Many schoolchildren will need urgent support from psychologists because of the large-scale disruption to their lives and education as a result of lockdown measures, the Observer reports.
Educational psychologists advising the government told the newspaper ministers face a huge bill for professional help for youngsters in urgent need, and that the longer schools remain shut the worse the crisis will become.
Dr Gavin Morgan, who sits on the Scientific Pandemic Influenza Group – which feeds into the Sage advisory group – said: “There is going to be a hell of a lot of work to be done from teachers and educational psychologists.
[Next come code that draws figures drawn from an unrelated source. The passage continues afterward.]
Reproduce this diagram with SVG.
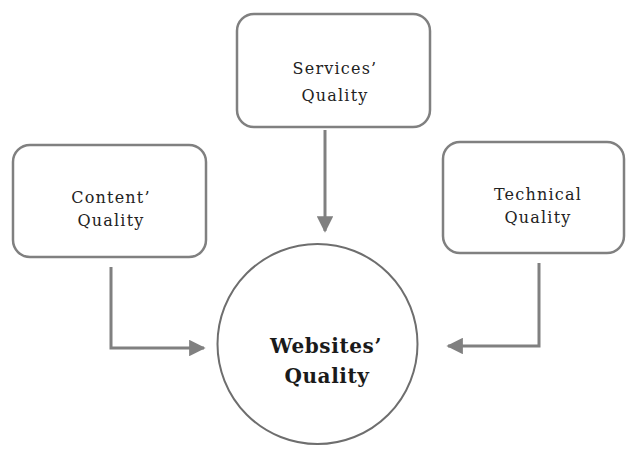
<svg xmlns="http://www.w3.org/2000/svg" width="626" height="454" viewBox="0 0 626 454">
  <style>
    .box { fill: #ffffff; stroke: #808080; stroke-width: 2.5; }
    .hub { fill: #ffffff; stroke: #6e6e6e; stroke-width: 2; }
    .lbl { font-family: "DejaVu Serif", "Liberation Serif", serif; font-size: 16px; fill: #222222; text-anchor: middle; letter-spacing: 1.2px; }
    .hubl { font-family: "DejaVu Serif", "Liberation Serif", serif; font-size: 20px; font-weight: bold; fill: #1a1a1a; text-anchor: middle; letter-spacing: 0.6px; }
    .wire { fill: none; stroke: #808080; stroke-width: 3; }
  </style>
  <defs>
    <marker id="head" viewBox="0 0 10 10" refX="9" refY="5" markerWidth="5.5" markerHeight="5.5" markerUnits="strokeWidth" orient="auto">
      <path d="M0,0 L10,5 L0,10 Z" fill="#808080"/>
    </marker>
  </defs>

  <rect width="626" height="454" fill="#ffffff"/>

  <g id="connectors">
    <path class="wire" d="M111,267 V348 H204" marker-end="url(#head)"/>
    <path class="wire" d="M325,130 V231" marker-end="url(#head)"/>
    <path class="wire" d="M539,263 V346 H448" marker-end="url(#head)"/>
  </g>

  <g id="services">
    <rect class="box" x="237" y="14" width="193" height="113" rx="17"/>
    <text class="lbl" x="335" y="74">Services’</text>
    <text class="lbl" x="335" y="101">Quality</text>
  </g>

  <g id="content">
    <rect class="box" x="13" y="145" width="193" height="112" rx="17"/>
    <text class="lbl" x="111" y="203">Content’</text>
    <text class="lbl" x="111" y="226">Quality</text>
  </g>

  <g id="technical">
    <rect class="box" x="443" y="142" width="181" height="111" rx="17"/>
    <text class="lbl" x="538" y="200">Technical</text>
    <text class="lbl" x="538" y="223">Quality</text>
  </g>

  <g id="websites">
    <circle class="hub" cx="317.5" cy="344" r="100"/>
    <text class="hubl" x="326" y="353">Websites’</text>
    <text class="hubl" x="327" y="383">Quality</text>
  </g>
</svg>
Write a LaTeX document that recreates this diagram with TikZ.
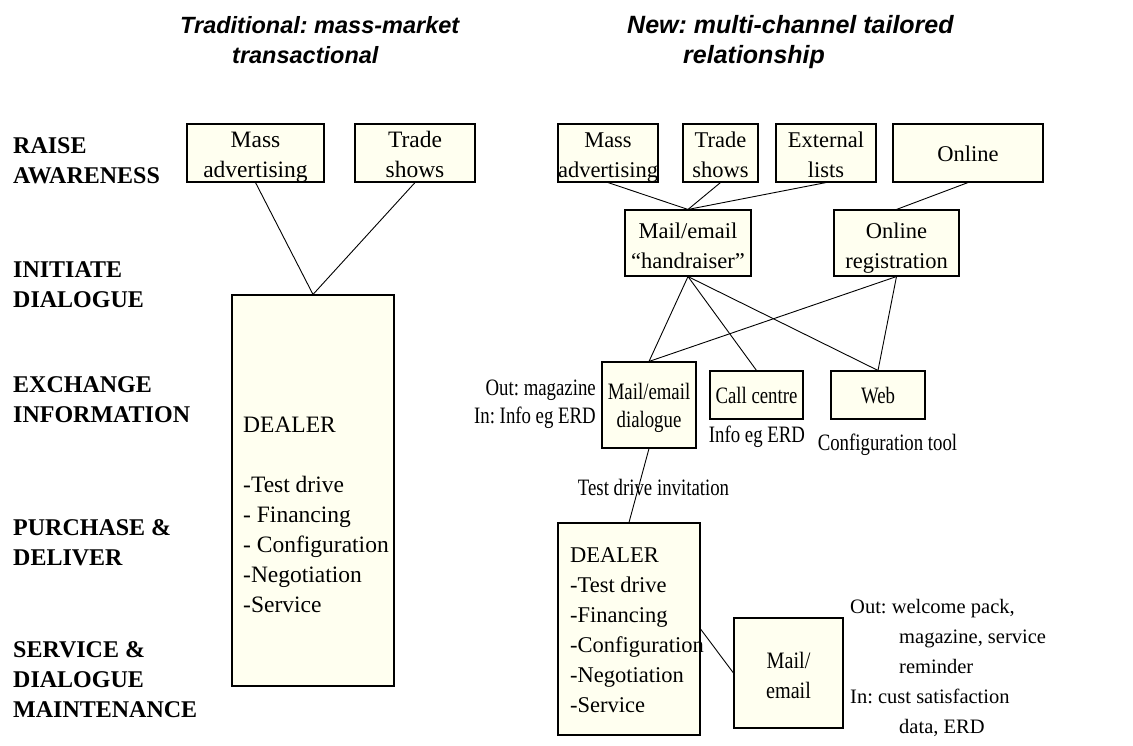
\documentclass[tikz,border=0pt]{standalone}
\usepackage{fontspec}
\setmainfont{Liberation Serif}
\newfontfamily\headfont{Liberation Sans}
\newfontfamily\narrowserif[FakeStretch=0.8]{Liberation Serif}
\newfontfamily\mailserif[FakeStretch=0.86]{Liberation Serif}
\usetikzlibrary{positioning}
\frenchspacing

\definecolor{boxfill}{RGB}{255,255,240}
\newcommand{\oldtxt}{\fontsize{23.5}{30}\selectfont}
\newcommand{\newtxt}{\fontsize{22.5}{30}\selectfont}
\newcommand{\infotxt}{\fontsize{23.5}{28}\selectfont\narrowserif}
\newcommand{\mailtxt}{\fontsize{23.5}{30}\selectfont\mailserif}
\newcommand{\notetxt}{\fontsize{20.5}{30}\selectfont}
\newcommand{\stagetxt}{\fontsize{24}{30}\selectfont\bfseries}
\newcommand{\headtxt}{\headfont\bfseries\itshape}

\tikzset{
  box/.style={draw, line width=1.1pt, fill=boxfill, inner sep=0pt, align=center,
    text height=48pt, text depth=0pt},
  oneline/.style={text height=16pt},
  txt/.style={inner sep=0pt, align=left},
  stage/.style={txt, anchor=base west, font=\stagetxt},
  head/.style={txt, anchor=base west},
  link/.style={line width=0.9pt},
}

\begin{document}
\begin{tikzpicture}[x=1pt, y=-1pt]
        \useasboundingbox (0,0) rectangle (1133,745);
        % Column headings (anchored on their last line)
        \node[head, font=\fontsize{23.5}{30}\selectfont\headtxt] (headOld) at (180,63) {Traditional: mass-market\\\hspace*{52pt}transactional};
        \node[head, font=\fontsize{25}{30}\selectfont\headtxt] (headNew) at (627,63) {New: multi-channel tailored\\\hspace*{56pt}relationship};
        % Stages down the left
        \node[stage] (raise) at (13,183) {RAISE\\AWARENESS};
        \node[stage] (initiate) at (13,307) {INITIATE\\DIALOGUE};
        \node[stage] (exchange) at (13,422) {EXCHANGE\\INFORMATION};
        \node[stage] (purchase) at (13,565) {PURCHASE \&\\DELIVER};
        \node[stage] (service) at (13,717) {SERVICE \&\\DIALOGUE\\MAINTENANCE};
        % Traditional column
        \node[box, font=\oldtxt, minimum width=137pt, minimum height=58pt] (advOld) at (255.5,153) {Mass\\advertising};
        \node[box, font=\oldtxt, minimum width=120pt, minimum height=58pt] (tradeOld) at (415,153) {Trade\\shows};
        \node[box, minimum width=162pt, minimum height=391pt] (dealerOld) at (313,490.5) {};
        \node[txt, font=\oldtxt, anchor=base west] (dealerOldList) at (243,612)
          {DEALER\\[30pt]-Test drive\\- Financing\\- Configuration\\-Negotiation\\-Service};
        \draw[link] (advOld.south) -- (dealerOld.north);
        \draw[link] (tradeOld.south) -- (dealerOld.north);
        % New column: awareness
        \node[box, font=\newtxt, minimum width=100pt, minimum height=58pt] (advNew) at (608,153) {Mass\\advertising};
        \node[box, font=\newtxt, minimum width=75pt, minimum height=58pt] (tradeNew) at (720.5,153) {Trade\\shows};
        \node[box, font=\newtxt, minimum width=100pt, minimum height=58pt] (lists) at (826,153) {External\\lists};
        \node[box, oneline, font=\newtxt, minimum width=150pt, minimum height=58pt] (online) at (968,153) {Online};
        % New column: dialogue
        \node[box, text height=50pt, font=\newtxt, minimum width=126pt, minimum height=66pt] (hand) at (688,243) {Mail/email\\“handraiser”};
        \node[box, text height=50pt, font=\newtxt, minimum width=125pt, minimum height=66pt] (reg) at (896.5,243) {Online\\registration};
        \draw[link] (advNew.south) -- (hand.north);
        \draw[link] (tradeNew.south) -- (hand.north);
        \draw[link] (lists.south) -- (hand.north);
        \draw[link] (online.south) -- (reg.north);
        % New column: information
        \node[box, text height=44pt, font=\infotxt, minimum width=94pt, minimum height=86pt] (dialogue) at (649,405) {Mail/email\\dialogue};
        \node[box, oneline, font=\infotxt, minimum width=93pt, minimum height=48pt] (call) at (756.5,395) {Call centre};
        \node[box, oneline, font=\infotxt, minimum width=94pt, minimum height=48pt] (web) at (878,395) {Web};
        \node[txt, font=\infotxt, align=right, anchor=base east] (dialogueNote) at (596,423) {Out: magazine\\In: Info eg ERD};
        \node[txt, font=\infotxt, anchor=base] (callNote) at (757,442) {Info eg ERD};
        \node[txt, font=\infotxt, anchor=base] (webNote) at (887.5,450) {Configuration tool};
        \draw[link] (hand.south) -- (dialogue.north);
        \draw[link] (hand.south) -- (call.north);
        \draw[link] (hand.south) -- (web.north);
        \draw[link] (reg.south) -- (dialogue.north);
        \draw[link] (reg.south) -- (web.north);
        % New column: dealer and follow-up
        \node[txt, font=\infotxt, anchor=base] (invite) at (653.5,495) {Test drive invitation};
        \node[box, minimum width=142pt, minimum height=212pt] (dealerNew) at (629,629) {};
        \node[txt, font=\newtxt, anchor=base west] (dealerNewList) at (570,712)
          {DEALER\\-Test drive\\-Financing\\-Configuration\\-Negotiation\\-Service};
        \node[box, text height=50pt, font=\mailtxt, minimum width=109pt, minimum height=110pt] (mailNew) at (788.5,673) {Mail/\\email};
        \node[txt, font=\notetxt, anchor=base west] (mailNote) at (850,733)
          {Out: welcome pack,\\\hspace*{49pt}magazine, service\\\hspace*{49pt}reminder\\In: cust satisfaction\\\hspace*{49pt}data, ERD};
        \draw[link] (dialogue.south) -- (dealerNew.north);
        \draw[link] (dealerNew.east) -- (mailNew.west);
\end{tikzpicture}
\end{document}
We are going to have to pick up a lot of broken pieces and put things back together.”
Meanwhile, five former education secretaries have backed a plan by former Labour schools minister Lord Adonis to ensure children can return to the classroom in September.
According to the Sunday Times, the measures include calls for an army of retired and supply teachers to stand in for teachers who are shielding or sick, the hiring of church halls and mobile classrooms to enable more children to be taught safely, and schools to be stocked with large supplies of hand sanitiser, facemasks and thermometers.
The plan is supported by former coalition government minister David Laws, ex-Labour education secretaries Alan Johnson and David Blunkett and former Tory education secretary Lord Baker.
“I see no reason why we cannot have a complete return of schools in September subject to proper organisation and leadership by the government,” Lord Adonis told the Sunday Times.
“We did this kind of planning in the Second World War; we should be able to do it in 2020.”
Studies suggest getting children back to school poses a low risk to the spread of coronavirus and Boris Johnson confirmed this week that it was his intention to have all children in England return to the classroom by September.
Wales and Scotland are yet to confirm plans, but initial proposals to have Scottish children return for some learning in August is dependent on expert advice sought by First Minister Nicola Sturgeon.
Unions have expressed fears about the impact on teachers, including risks to their health and safety.
Kevin Courtney, co-general secretary of the National Education Union, said he supported much of Lord Adonis's plan, but added: “I do not think that it is sensible asking people to give up their contractual holiday. Teachers have been working really hard in this period.”